Table 3. Performance metrics for ChangeNet
Table 4. The quantitative comparison of our method with other approaches for FPR = 0.1 and FPR = 0.01. Pr-Precision, Re-Recall and F1-f-score
Fig. 7.
figure 7

ROC and FPR-TPR curve for binary class

Detailed results of ChangeNet on the three datasets tested is presented in Table 5. For TSUNAMI and GSV datasets, the performance measures are calculated in the region of interest as well as for the whole image (within parenthesis). As it can be seen, the results on VL-CMU-CD dataset are very high with nearly good performance on TSUNAMI dataset. There is a drop in GSV performance. The drop in performance on GSV dataset is attributed to the way the ground truth is created in these datasets. ChangeNet focuses on structural changes but GSV ground truth represents cars on the road as change. Hence, the overall performance seems to dip. The results of ChangeNet on TSUNAMI and GSV dataset are shown in Fig. 6. It can be clearly seen that we have been able to detect dominant objects such as houses and trees as changes but movement of cars and small signboards are not detected.

Table 5. Performance metrics of ChangeNet for binary classification (change or no-change) on different datasets. The values for TSUNAMI and GSV datasets are in the following format: calculated in the region of interest (calculated on whole image)

Finally, the performance of the three different methods on three different datasets are presented in Table 6. It should be noted that the definition of change detection is evolving. The new datasets and methods that can detect change at higher levels of inference is becoming possible. This paper is one of the early works in the direction and hence there are very few methods in literature that can be compared, which is presented in Table 6. For VL-CMU-CD dataset, ChangeNet results in the best performance. For TSUNAMI dataset, CDnet gives the best result but ChangeNet is not too far behind. However, for GSV dataset, CDnet outperforms other methods. The lack of robustness in detecting small changes is found to be the main drawback of ChangeNet. In the future, we plan to extend the network for detecting small object change detection in the presence of occlusion.

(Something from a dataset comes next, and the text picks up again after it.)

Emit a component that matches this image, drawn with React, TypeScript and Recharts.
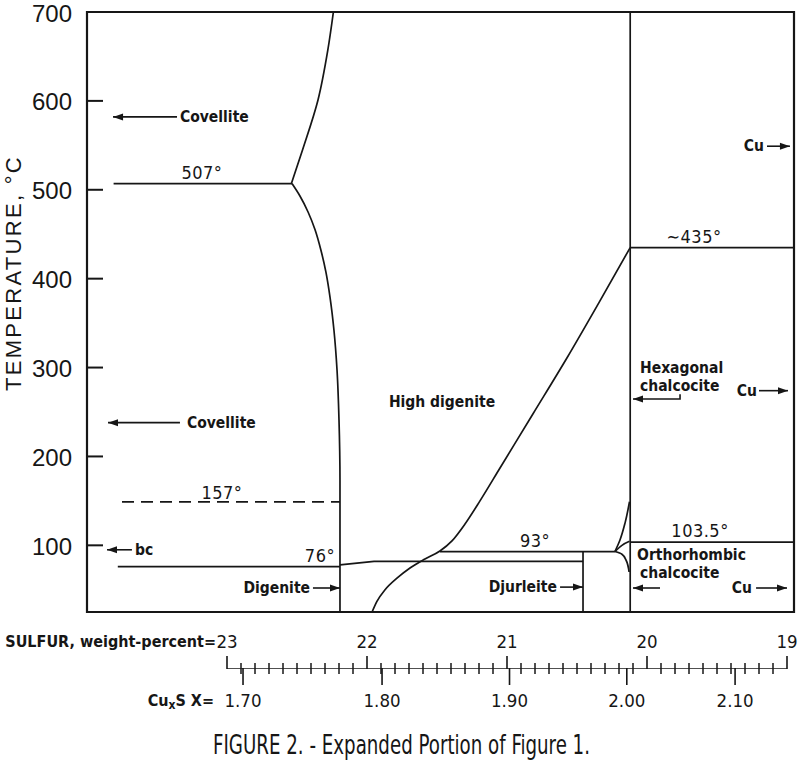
import React from 'react';
import { ComposedChart, Line, Scatter, XAxis, YAxis, ReferenceArea } from 'recharts';

const INK = '#161616';
const NARROW = "'DejaVu Sans Condensed', 'Liberation Sans Narrow', 'Arial Narrow', sans-serif";
const SANS = "'Liberation Sans', Arial, sans-serif";

// ---- axes ----
const X_DOMAIN: [number, number] = [18.95, 24]; // sulfur, weight-percent
const T_DOMAIN: [number, number] = [25, 700]; // temperature, °C
const TEMP_TICKS = [100, 200, 300, 400, 500, 600, 700];
const SULFUR_MAJOR = [23, 22, 21, 20, 19];
const SULFUR_MINOR = Array.from({ length: 39 }, (_, i) => Math.round((22.9 - i * 0.1) * 10) / 10).filter(
  (v) => !Number.isInteger(v)
);
const CUXS_LABELS = ['1.70', '1.80', '1.90', '2.00', '2.10'];
const CU_MASS = 63.546;
const S_MASS = 32.06;
const cuxsToSulfur = (x: number) => (100 * S_MASS) / (S_MASS + CU_MASS * x);
const CUXS_TICKS = CUXS_LABELS.map((l) => cuxsToSulfur(parseFloat(l)));
const SCALE_BAR = [{ wt: 23, v: 1 }, { wt: 19, v: 1 }];

// ---- phase boundaries (wt = sulfur wt-%, t = °C) ----
const covelliteUpper = [
  { wt: 22.54, t: 507 }, { wt: 22.46, t: 545 }, { wt: 22.35, t: 601 }, { wt: 22.28, t: 657 }, { wt: 22.24, t: 700 },
];
const digeniteSolvus = [
  { wt: 22.536, t: 507 }, { wt: 22.479, t: 493 }, { wt: 22.421, t: 475 }, { wt: 22.371, t: 455 },
  { wt: 22.329, t: 432 }, { wt: 22.293, t: 407 }, { wt: 22.264, t: 379 }, { wt: 22.236, t: 342 },
  { wt: 22.214, t: 297 }, { wt: 22.2, t: 241 }, { wt: 22.193, t: 173 }, { wt: 22.193, t: 25 },
];
const line507 = [{ wt: 23.81, t: 507 }, { wt: 22.536, t: 507 }];
const line157 = [{ wt: 23.75, t: 149 }, { wt: 22.193, t: 149 }];
const line76 = [{ wt: 23.78, t: 76 }, { wt: 22.193, t: 76 }];
const djurleiteTop = [{ wt: 22.193, t: 78 }, { wt: 21.95, t: 82 }, { wt: 20.457, t: 82 }];
const line93 = [{ wt: 21.479, t: 93 }, { wt: 20.229, t: 93 }];
const djurleiteRight = [{ wt: 20.457, t: 93 }, { wt: 20.457, t: 25 }];
const chalcociteVertical = [{ wt: 20.12, t: 25 }, { wt: 20.12, t: 700 }];
const line435 = [{ wt: 20.12, t: 435 }, { wt: 18.95, t: 435 }];
const line1035 = [{ wt: 20.12, t: 103.5 }, { wt: 18.95, t: 103.5 }];
const lensUpper = [{ wt: 20.229, t: 93 }, { wt: 20.193, t: 106 }, { wt: 20.157, t: 125 }, { wt: 20.125, t: 149 }];
const lensMiddle = [{ wt: 20.229, t: 93 }, { wt: 20.179, t: 100 }, { wt: 20.125, t: 104.5 }];
const lensLower = [{ wt: 20.229, t: 93 }, { wt: 20.179, t: 90 }, { wt: 20.15, t: 83.5 }, { wt: 20.128, t: 70 }];
const highDigeniteSolvus = [
  { wt: 21.964, t: 25 }, { wt: 21.929, t: 37 }, { wt: 21.871, t: 50 }, { wt: 21.786, t: 63 }, { wt: 21.693, t: 74.5 },
  { wt: 21.586, t: 84.6 }, { wt: 21.479, t: 93.6 }, { wt: 21.393, t: 105 }, { wt: 21.3, t: 124 }, { wt: 21.193, t: 150 },
  { wt: 21.05, t: 187 }, { wt: 20.814, t: 248 }, { wt: 20.571, t: 311 }, { wt: 20.336, t: 375 }, { wt: 20.12, t: 435 },
];

// ---- arrows (tail first, head last) ----
const arrowCovelliteTop = [{ wt: 23.357, t: 582 }, { wt: 23.814, t: 582, dir: 'left' }];
const arrowCovelliteLow = [{ wt: 23.336, t: 238 }, { wt: 23.85, t: 238, dir: 'left' }];
const arrowBc = [{ wt: 23.679, t: 95 }, { wt: 23.857, t: 95, dir: 'left' }];
const arrowDigenite = [{ wt: 22.386, t: 52 }, { wt: 22.193, t: 52, dir: 'right' }];
const arrowDjurleite = [{ wt: 20.621, t: 53 }, { wt: 20.457, t: 53, dir: 'right' }];
const arrowHexagonal = [{ wt: 19.764, t: 270 }, { wt: 19.764, t: 264.6 }, { wt: 20.1, t: 264.6, dir: 'left' }];
const arrowOrthorhombic = [{ wt: 19.907, t: 52 }, { wt: 20.1, t: 52, dir: 'left' }];
const arrowCuTop = [{ wt: 19.143, t: 549 }, { wt: 18.979, t: 549, dir: 'right' }];
const arrowCuMid = [{ wt: 19.2, t: 274 }, { wt: 18.993, t: 274, dir: 'right' }];
const arrowCuLow = [{ wt: 19.221, t: 52 }, { wt: 19.0, t: 52, dir: 'right' }];

// ---- text labels ----
const PHASE_LABELS = [
  { wt: 23.336, t: 582, text: 'Covellite', anchor: 'start' },
  { wt: 23.286, t: 238, text: 'Covellite', anchor: 'start' },
  { wt: 23.657, t: 95, text: 'bc', anchor: 'start' },
  { wt: 22.407, t: 52, text: 'Digenite', anchor: 'end' },
  { wt: 21.464, t: 261, text: 'High digenite', anchor: 'middle' },
  { wt: 20.643, t: 53, text: 'Djurleite', anchor: 'end' },
  { wt: 20.05, t: 300, text: 'Hexagonal', anchor: 'start' },
  { wt: 20.05, t: 279, text: 'chalcocite', anchor: 'start' },
  { wt: 20.071, t: 89, text: 'Orthorhombic', anchor: 'start' },
  { wt: 20.05, t: 69, text: 'chalcocite', anchor: 'start' },
  { wt: 19.164, t: 549, text: 'Cu', anchor: 'end' },
  { wt: 19.214, t: 274, text: 'Cu', anchor: 'end' },
  { wt: 19.25, t: 52, text: 'Cu', anchor: 'end' },
];
const TEMP_LABELS = [
  { wt: 23.179, t: 519, text: '507°' },
  { wt: 23.036, t: 159, text: '157°' },
  { wt: 22.336, t: 89, text: '76°' },
  { wt: 20.8, t: 106, text: '93°' },
  { wt: 19.664, t: 447, text: '∼435°' },
  { wt: 19.621, t: 117, text: '103.5°' },
];

const BOUNDARIES: { data: { wt: number; t: number }[]; type: any; dash?: string }[] = [
  { data: covelliteUpper, type: 'monotoneY' },
  { data: digeniteSolvus, type: 'monotoneY' },
  { data: line507, type: 'linear' },
  { data: line157, type: 'linear', dash: '12 7' },
  { data: line76, type: 'linear' },
  { data: djurleiteTop, type: 'linear' },
  { data: line93, type: 'linear' },
  { data: djurleiteRight, type: 'linear' },
  { data: chalcociteVertical, type: 'linear' },
  { data: line435, type: 'linear' },
  { data: line1035, type: 'linear' },
  { data: lensUpper, type: 'monotoneY' },
  { data: lensMiddle, type: 'monotoneX' },
  { data: lensLower, type: 'monotoneY' },
  { data: highDigeniteSolvus, type: 'monotoneX' },
];
const ARROWS = [
  arrowCovelliteTop, arrowCovelliteLow, arrowBc, arrowDigenite, arrowDjurleite, arrowHexagonal,
  arrowOrthorhombic, arrowCuTop, arrowCuMid, arrowCuLow,
];

const TempTick = (props: any) => {
  const { x, y, payload } = props;
  return (
    <g>
      <line x1={x} x2={x + 16} y1={y} y2={y} stroke={INK} strokeWidth={2} />
      <text x={x - 15} y={y + 1} textAnchor="end" dominantBaseline="central" fontFamily={SANS} fontSize={24} fill={INK}>
        {payload.value}
      </text>
    </g>
  );
};

const renderTempLabel = (props: any) => {
  const vb = props && props.viewBox ? props.viewBox : { x: 0, y: 12 };
  const cx = vb.x + 13;
  const cy = vb.y + 261;
  return (
    <text
      x={cx}
      y={cy}
      transform={`rotate(-90 ${cx} ${cy})`}
      textAnchor="middle"
      dominantBaseline="central"
      fontFamily={SANS}
      fontSize={22}
      letterSpacing={2.3}
      fill={INK}
    >
      TEMPERATURE, °C
    </text>
  );
};

const renderArrowHead = (props: any) => {
  const { cx, cy, payload, index } = props;
  if (!payload || !payload.dir) return <g key={`n${index}`} />;
  const d = payload.dir === 'left' ? 1 : -1;
  return (
    <polygon
      key={`h${index}`}
      points={`${cx},${cy} ${cx + d * 10},${cy - 3.5} ${cx + d * 10},${cy + 3.5}`}
      fill={INK}
    />
  );
};

const renderPhaseLabel = (props: any) => {
  const { cx, cy, payload } = props;
  return (
    <text
      x={cx}
      y={cy}
      textAnchor={payload.anchor}
      dominantBaseline="central"
      fontFamily={NARROW}
      fontWeight="bold"
      fontSize={15.5}
      fill={INK}
    >
      {payload.text}
    </text>
  );
};

const renderTempText = (props: any) => {
  const { cx, cy, payload } = props;
  return (
    <text
      x={cx}
      y={cy}
      textAnchor="middle"
      dominantBaseline="central"
      fontFamily={NARROW}
      fontSize={18}
      letterSpacing={0.5}
      fill={INK}
    >
      {payload.text}
    </text>
  );
};

const ScaleTick = (props: any) => {
  const { x, y, payload } = props;
  const v = payload.value;
  const ci = CUXS_TICKS.indexOf(v);
  if (ci >= 0) {
    return (
      <g>
        <line x1={x} x2={x} y1={y} y2={y + 17} stroke={INK} strokeWidth={1.6} />
        <text x={x} y={y + 32} textAnchor="middle" dominantBaseline="central" fontFamily={NARROW} fontSize={18.5} fill={INK}>
          {CUXS_LABELS[ci]}
        </text>
        {ci === 0 ? (
          <text
            x={x - 29}
            y={y + 32}
            textAnchor="end"
            dominantBaseline="central"
            fontFamily={NARROW}
            fontWeight="bold"
            fontSize={16}
            fill={INK}
          >
            Cu
            <tspan dy={5} fontSize={12}>x</tspan>
            <tspan dy={-5}>S  X=</tspan>
          </text>
        ) : null}
      </g>
    );
  }
  if (!SULFUR_MAJOR.includes(v)) {
    return <line x1={x} x2={x} y1={y - 5} y2={y + 6} stroke={INK} strokeWidth={1.5} />;
  }
  return (
    <g>
      <line x1={x} x2={x} y1={y - 12} y2={y + 1} stroke={INK} strokeWidth={1.6} />
      <text x={x} y={y - 27} textAnchor="middle" dominantBaseline="central" fontFamily={NARROW} fontSize={18.5} fill={INK}>
        {v}
      </text>
      {v === 23 ? (
        <text
          x={x - 11}
          y={y - 27}
          textAnchor="end"
          dominantBaseline="central"
          fontFamily={NARROW}
          fontWeight="bold"
          fontSize={16}
          fill={INK}
        >
          SULFUR, weight-percent=
        </text>
      ) : null}
    </g>
  );
};

export default function App() {
  return (
    <div style={{ position: 'absolute', left: 0, top: 0, width: 800, height: 765, background: '#fff', overflow: 'hidden' }}>
      <div style={{ position: 'absolute', left: 0, top: 0 }}>
        <ComposedChart width={800} height={620} margin={{ top: 12, right: 6, bottom: 0, left: 0 }}>
          <XAxis
            type="number"
            dataKey="wt"
            domain={X_DOMAIN}
            reversed
            allowDataOverflow
            height={8}
            tick={false}
            tickLine={false}
            axisLine={false}
          />
          <YAxis
            type="number"
            dataKey="t"
            domain={T_DOMAIN}
            allowDataOverflow
            ticks={TEMP_TICKS}
            interval={0}
            width={87}
            tickSize={0}
            tickMargin={0}
            tickLine={false}
            axisLine={false}
            tick={TempTick}
            label={renderTempLabel}
          />
          <ReferenceArea
            x1={X_DOMAIN[0]}
            x2={X_DOMAIN[1]}
            y1={T_DOMAIN[0]}
            y2={T_DOMAIN[1]}
            fill="none"
            stroke={INK}
            strokeWidth={2.2}
          />
          {BOUNDARIES.map((b, i) => (
            <Line
              key={`b${i}`}
              data={b.data}
              dataKey="t"
              type={b.type}
              stroke={INK}
              strokeWidth={1.7}
              strokeDasharray={b.dash}
              dot={false}
              activeDot={false}
              isAnimationActive={false}
            />
          ))}
          {ARROWS.map((a, i) => (
            <Line
              key={`a${i}`}
              data={a}
              dataKey="t"
              type="linear"
              stroke={INK}
              strokeWidth={1.6}
              dot={renderArrowHead}
              activeDot={false}
              isAnimationActive={false}
            />
          ))}
          <Scatter data={PHASE_LABELS} dataKey="t" shape={renderPhaseLabel} isAnimationActive={false} />
          <Scatter data={TEMP_LABELS} dataKey="t" shape={renderTempText} isAnimationActive={false} />
        </ComposedChart>
      </div>
      <div style={{ position: 'absolute', left: 0, top: 612 }}>
        <ComposedChart width={800} height={153} margin={{ top: 0, right: 13, bottom: 96, left: 227 }}>
          <XAxis
            orientation="top"
            type="number"
            dataKey="wt"
            domain={[19, 23]}
            reversed
            allowDataOverflow
            ticks={[...SULFUR_MAJOR, ...SULFUR_MINOR, ...CUXS_TICKS]}
            interval={0}
            height={56}
            tickSize={0}
            tickMargin={0}
            tickLine={false}
            axisLine={false}
            tick={ScaleTick}
          />
          <YAxis hide type="number" dataKey="v" domain={[0, 1]} allowDataOverflow />
          <Line
            data={SCALE_BAR}
            dataKey="v"
            type="linear"
            stroke={INK}
            strokeWidth={1.7}
            dot={false}
            activeDot={false}
            isAnimationActive={false}
          />
        </ComposedChart>
      </div>
      <svg width={800} height={40} style={{ position: 'absolute', left: 0, top: 725 }}>
        <text
          x={213}
          y={29}
          fontFamily={NARROW}
          fontSize={27}
          textLength={377}
          lengthAdjust="spacingAndGlyphs"
          fill={INK}
        >
          FIGURE 2. - Expanded Portion of Figure 1.
        </text>
      </svg>
    </div>
  );
}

Table 6. Comparison of f-score values of ChangeNet with other methods on different datasets. For ChangeNet, two separate f-scores are calculated based on false positive rates

ChangeNet does not depend on the objects trained in the network for change detection. Change is first detected and then object label (semantic information) is inferred using a single network. Figure 8 shows the reference image, test image and change detected image (from left to right). The bin in both the picture is in the object classes but it is not detected as change as it is present in both the images. However, bicycle is highlighted as the systems detects change in that region and labels the class correctly.

Fig. 8.
figure 8

ChangeNet performance demonstration: reference (left), test (middle) and change detected (right). The result in the figure demonstrates that ChangeNet is focussed on change rather than the object category. In spite of both bin and bicycle being present in our category labels, only bicycle is highlighted as a change, which is along expected lines.

6 Conclusion

A deep learning architecture called ChangeNet is proposed for detecting structural changes between an drone captured image pair. The new architecture is comprised of two parallel weight tied networks that act as image feature extractors for detecting change. Features at different layers are merged and a fully convolutional network is used to detect change. ChangeNet is experimented and evaluated with VL-CMU-CD dataset, which is very challenging. ChangeNet detects and localize the changes of the same scene captured at different lighting, view angle and seasonal condition. Further, for the first time, a network that can detect and report change in semantics (scene labels) is demonstrated. 98.3% pixel accuracy, 77.35% class based IoU and 88.9% AUC was achieved.